Bilan de ce premier Weather Winter : si on aurait apprécié une programmation un peu plus audacieuse de la part de Surprize, force est d’admettre que d’un point de vue purement festif, la soirée est une franche réussite. Organisation impeccable, choix du lieu excellent, exploitation des possibilités offertes par l’espace quasi optimale, partenariat avec Arte très bien senti, line-up qualitatif et cohérent, bonne répartition du public sur le terrain qui parvient à donner la sensation d’avoir beaucoup d’espace tout en participant à l’euphorie de la foule. Un bémol peut-être, la qualité du système son de la scène 1, très variable en fonction de sa position dans la salle. D’autres ont mentionné la sueur qui s’est mise à goutter du plafond aux alentours de cinq heures du matin. Bon, à titre personnel, quand je vais à la piscine, je sais bien que je risque de me faire éclabousser ; quand je fais une teuf de quatorze heures, je ne m’attends pas non à en sortir frais comme un gardon. Pas de quoi en faire un plat.
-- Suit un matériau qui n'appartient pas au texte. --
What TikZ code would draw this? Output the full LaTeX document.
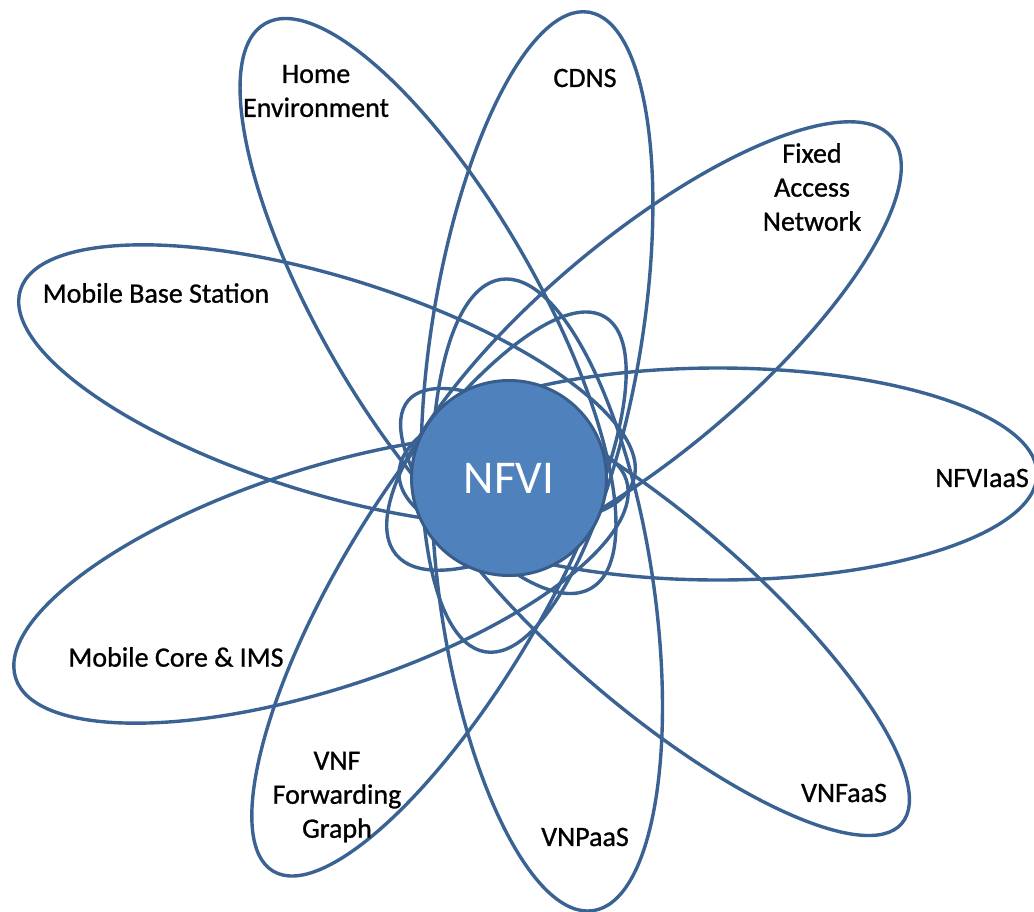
\documentclass[tikz,border=0pt]{standalone}
\usepackage{fontspec}
\setmainfont{Carlito}
\newfontfamily\tagfont{Carlito}[FakeBold=0.9]
\usepackage{tikz}
\usetikzlibrary{shapes.geometric}
\definecolor{ringblue}{HTML}{3A6394}
\definecolor{coreblue}{HTML}{4F81BD}
\definecolor{coreedge}{HTML}{385D8A}

\begin{document}
\begin{tikzpicture}[x=1pt,y=-1pt,
  orbit/.style={draw=ringblue, line width=3.4pt, ellipse, inner sep=0pt},
  tag/.style={font=\tagfont\fontsize{28}{34}\selectfont, align=center, text=black}]
\useasboundingbox (0,0) rectangle (1034,911);
% the ellipses, drawn first so the core sits on top
\node[orbit, rotate=-60, minimum width=652, minimum height=216] (home) at (428,306) {};
\node[orbit, rotate=80.8, minimum width=648, minimum height=210] (cdns) at (537,332) {};
\node[orbit, rotate=40.1, minimum width=648, minimum height=214] (fixed) at (644,346) {};
\node[orbit, rotate=-17.2, minimum width=642, minimum height=216] (mbs) at (327,385) {};
\node[orbit, rotate=0, minimum width=638, minimum height=212] (iaas) at (718,474) {};
\node[orbit, rotate=18, minimum width=642, minimum height=220] (core) at (321,579) {};
\node[orbit, rotate=59.1, minimum width=646, minimum height=202] (fg) at (439,594) {};
\node[orbit, rotate=98.3, minimum width=638, minimum height=214] (paas) at (547,595) {};
\node[orbit, rotate=-40.6, minimum width=650, minimum height=190] (faas) at (655,612) {};
% core
\node[circle, fill=coreblue, draw=coreedge, line width=3pt, minimum size=195,
  text=white, font=\fontsize{47}{56}\selectfont] (nfvi) at (509,478) {NFVI};
% labels
\node[tag] (homel) at (316,91) {Home\\Environment};
\node[tag] (cdnsl) at (585,78) {CDNS};
\node[tag] (fixedl) at (812,187) {Fixed\\Access\\Network};
\node[tag] (mbsl) at (156,293) {Mobile Base Station};
\node[tag] (iaasl) at (982,478) {NFVIaaS};
\node[tag] (corel) at (176,657) {Mobile Core \& IMS};
\node[tag] (fgl) at (337,797) {VNF\\Forwarding\\Graph};
\node[tag] (paasl) at (585,837) {VNPaaS};
\node[tag] (faasl) at (844,793) {VNFaaS};
\end{tikzpicture}
\end{document}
N’en déplaise aux ronchons, il faut bien admettre que Surprize a, une fois de plus, prouvé son expertise dans la gestion des événements techno d’envergure et continue d’asseoir son hégémonie sur la scène électronique parisienne « grand public pointu ».

Une soirée pour ceux qui aiment quand ça crie, que ça pousse, que ça brille, que c’est grand, que ça tape, pas toujours dans les tons les plus raffinés mais sans jamais tomber dans la vulgarité. Bref, une putain de bonne soirée.